Bad credit? What you can do

If you’re a partner with bad credit, here’s one consolation: experts say you shouldn’t be written off based on your score alone.

The best way to handle your credit history with a potential partner is honesty. Be the first to raise the issue of your bad credit and explain your circumstances. But make sure you have a plan to improve your credit that you can share during that discussion.

A good debt management plan helps you tackle the two biggest things that can crush your credit score: late payments and high balances. These factors alone make up 65 percent of your FICO score, with the rest being length of credit history (15 percent), new credit (10 percent) and credit mix (10 percent).

Get organized when paying on credit card balances by setting up due dates on your calendar and then make sure you pay them on time. And if you’ve accumulated credit card debt across numerous cards, consider consolidating that debt with a balance transfer credit card.

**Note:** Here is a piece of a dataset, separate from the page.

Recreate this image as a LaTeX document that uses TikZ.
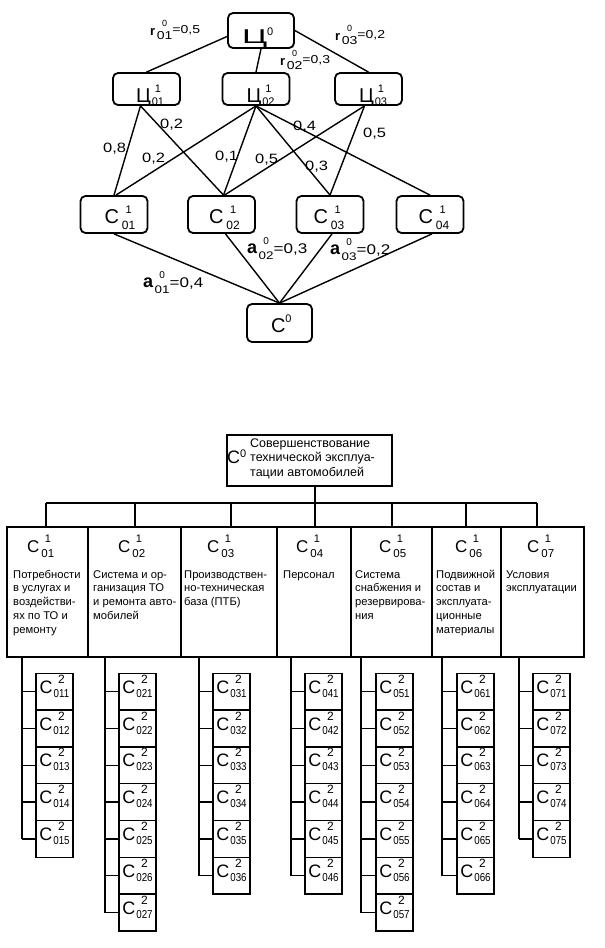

A no-interest card offer could be another option to get rid of high balances that contribute to your low score.

The bottom line

When asked by Experian’s survey if good credit was attractive, four out of five singles said yes. “While we’re not suggesting including your credit score in your dating profile, it’s a pretty short walk from good credit to higher confidence, one of the most tried and true approaches to relationships we have,” writes Chris Horymski, Data Journalist/Analyst at Experian.

There are some who may still want to jump in fully, in spite of what was once seen as a red flag, writes DeNicola. “Credit, finances and attitudes toward money can change, especially when you’re willing to put in time and effort. Sometimes, the right partner can even offer a helping hand. Other times, a significant other is the last person you’ll listen to when it comes to a certain type of advice. In either case, working with a certified nonprofit credit counselor might be a good place to start.”